Als Feedback bekam ich nur, dass ich 
a) keine For-Schleife und
b) keine If-Abfrage benutzen darf, ohne Begründung

Nun zu meinen 2 Fragen :

1) Weiss jemand wieso das so ist?
2) Kann ich sonst auf eine andere Art abfragen, ob der Array-Platz leer ist?

Besten Dank für Eure Hilfe
mfG
Cloud

//edit: Die Variablen P6 und P4 geben die nötigen Punkte für eine 4 resp. eine 6 (Wohne in der Schweiz, nicht das da jemand meint es ist unlogisch )


----------



## Quaxli (25. Nov 2010)

1) Das ist so.  (vermutlich weil der Lehrer es so will)
2) Darfst Du einfach einen Zähler mitlaufen lassen?

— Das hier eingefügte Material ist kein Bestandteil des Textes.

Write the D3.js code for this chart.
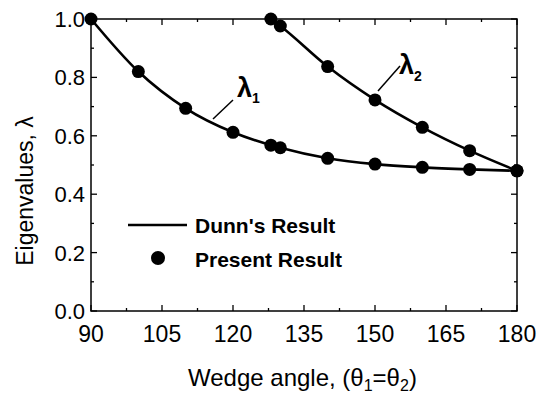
<!DOCTYPE html>
<html>
<head>
<meta charset="utf-8">
<script src="https://cdn.jsdelivr.net/npm/d3@7"></script>
<style>
  html, body { margin: 0; padding: 0; background: #fff; }
  svg { display: block; }
  text { font-family: "Liberation Sans", Arial, sans-serif; fill: #000; }
</style>
</head>
<body>
<script>
// Wedge angle (degrees, θ1 = θ2)
const angles1 = [90, 100, 110, 120, 128, 130, 140, 150, 160, 170, 180];
const lambda1 = [1.0, 0.820, 0.694, 0.612, 0.568, 0.559, 0.523, 0.503, 0.492, 0.485, 0.480];
const angles2 = [128, 130, 140, 150, 160, 170, 180];
const lambda2 = [1.0, 0.976, 0.837, 0.723, 0.629, 0.549, 0.480];

const xTicks = [90, 105, 120, 135, 150, 165, 180];
const yTicks = [0.0, 0.2, 0.4, 0.6, 0.8, 1.0];

const W = 543, H = 394;
const margin = { left: 91, right: 26, top: 19, bottom: 83 };

const svg = d3.select("body").append("svg").attr("width", W).attr("height", H);

const x = d3.scaleLinear().domain([90, 180]).range([margin.left, W - margin.right]);
const y = d3.scaleLinear().domain([0, 1]).range([H - margin.bottom, margin.top]);

const x0 = x.range()[0], x1 = x.range()[1], y0 = y.range()[0], y1 = y.range()[1];

// Frame
svg.append("rect")
  .attr("x", x0).attr("y", y1).attr("width", x1 - x0).attr("height", y0 - y1)
  .attr("fill", "none").attr("stroke", "#000").attr("stroke-width", 1.5);

// Inward ticks on all four sides
const g = svg.append("g").attr("stroke", "#000").attr("stroke-width", 1.3);
const xMinor = d3.range(97.5, 180, 15);
const yMinor = d3.range(0.1, 1.0, 0.2);
xTicks.forEach(v => {
  g.append("line").attr("x1", x(v)).attr("x2", x(v)).attr("y1", y0).attr("y2", y0 - 6);
  g.append("line").attr("x1", x(v)).attr("x2", x(v)).attr("y1", y1).attr("y2", y1 + 6);
});
xMinor.forEach(v => {
  g.append("line").attr("x1", x(v)).attr("x2", x(v)).attr("y1", y0).attr("y2", y0 - 3);
  g.append("line").attr("x1", x(v)).attr("x2", x(v)).attr("y1", y1).attr("y2", y1 + 3);
});
yTicks.forEach(v => {
  g.append("line").attr("x1", x0).attr("x2", x0 + 6).attr("y1", y(v)).attr("y2", y(v));
  g.append("line").attr("x1", x1).attr("x2", x1 - 6).attr("y1", y(v)).attr("y2", y(v));
});
yMinor.forEach(v => {
  g.append("line").attr("x1", x0).attr("x2", x0 + 3).attr("y1", y(v)).attr("y2", y(v));
  g.append("line").attr("x1", x1).attr("x2", x1 - 3).attr("y1", y(v)).attr("y2", y(v));
});

// Tick labels
svg.append("g").selectAll("text").data(xTicks).join("text")
  .attr("x", d => x(d)).attr("y", y0 + 31)
  .attr("text-anchor", "middle").attr("font-size", 23)
  .text(d => d);
svg.append("g").selectAll("text").data(yTicks).join("text")
  .attr("x", x0 - 6).attr("y", d => y(d) + 8)
  .attr("text-anchor", "end").attr("font-size", 22)
  .text(d => d.toFixed(1));

// Axis titles
const xt = svg.append("text").attr("x", 188).attr("y", 386).attr("font-size", 24);
xt.append("tspan").text("Wedge angle, (θ");
xt.append("tspan").attr("font-size", 16).attr("dy", 5).text("1");
xt.append("tspan").attr("dy", -5).text("=θ");
xt.append("tspan").attr("font-size", 16).attr("dy", 5).text("2");
xt.append("tspan").attr("dy", -5).text(")");

svg.append("text")
  .attr("transform", "translate(33,191) rotate(-90)")
  .attr("text-anchor", "middle").attr("font-size", 23)
  .text("Eigenvalues, λ");

// Curves (Dunn's result)
const line = d3.line().x(d => x(d[0])).y(d => y(d[1])).curve(d3.curveMonotoneX);
const s1 = angles1.map((a, i) => [a, lambda1[i]]);
const s2 = angles2.map((a, i) => [a, lambda2[i]]);
[s1, s2].forEach(s => {
  svg.append("path").datum(s).attr("d", line)
    .attr("fill", "none").attr("stroke", "#000").attr("stroke-width", 2.6);
});

// Points (present result)
[s1, s2].forEach(s => {
  svg.append("g").selectAll("circle").data(s).join("circle")
    .attr("cx", d => x(d[0])).attr("cy", d => y(d[1])).attr("r", 6.5)
    .attr("fill", "#000");
});

// Curve labels with leader lines
svg.append("line").attr("x1", 233).attr("y1", 100).attr("x2", 213).attr("y2", 119)
  .attr("stroke", "#000").attr("stroke-width", 1.5);
const l1 = svg.append("text").attr("x", 237).attr("y", 97)
  .attr("font-family", "Liberation Serif, serif").attr("font-weight", "bold").attr("font-size", 27);
l1.append("tspan").text("λ");
l1.append("tspan").attr("font-size", 14).attr("dy", 6).attr("font-family", "Liberation Sans, sans-serif").text("1");

svg.append("line").attr("x1", 400).attr("y1", 66).attr("x2", 378).attr("y2", 91)
  .attr("stroke", "#000").attr("stroke-width", 1.5);
const l2 = svg.append("text").attr("x", 399).attr("y", 74)
  .attr("font-family", "Liberation Serif, serif").attr("font-weight", "bold").attr("font-size", 27);
l2.append("tspan").text("λ");
l2.append("tspan").attr("font-size", 14).attr("dy", 7).attr("font-family", "Liberation Sans, sans-serif").text("2");

// Legend
svg.append("line").attr("x1", 128).attr("x2", 187).attr("y1", 225).attr("y2", 225)
  .attr("stroke", "#000").attr("stroke-width", 2.6);
svg.append("text").attr("x", 195).attr("y", 233).attr("font-size", 21).attr("font-weight", "bold")
  .text("Dunn's Result");
svg.append("circle").attr("cx", 158).attr("cy", 258).attr("r", 7).attr("fill", "#000");
svg.append("text").attr("x", 195).attr("y", 267).attr("font-size", 21).attr("font-weight", "bold")
  .text("Present Result");
</script>
</body>
</html>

Ich verstehe das so, daß die Methode mehrfach aufgerufen werden soll und nicht bei einmaligen Aufruf das ganze Array voll machen soll.


----------



## Cloud1993 (25. Nov 2010)

Zu 
1.: Dachte eher ob da eine logische Überlegung dahinter steckt (hat es auch, bei 2. dann zu sehen).
2.: Wir mussten alles in eine while-Schlaufe packen und die Überprüfung darin festlegen (was dann halt die Codeoptimierung als Grund hat)
Trozdem Besten Dank


----------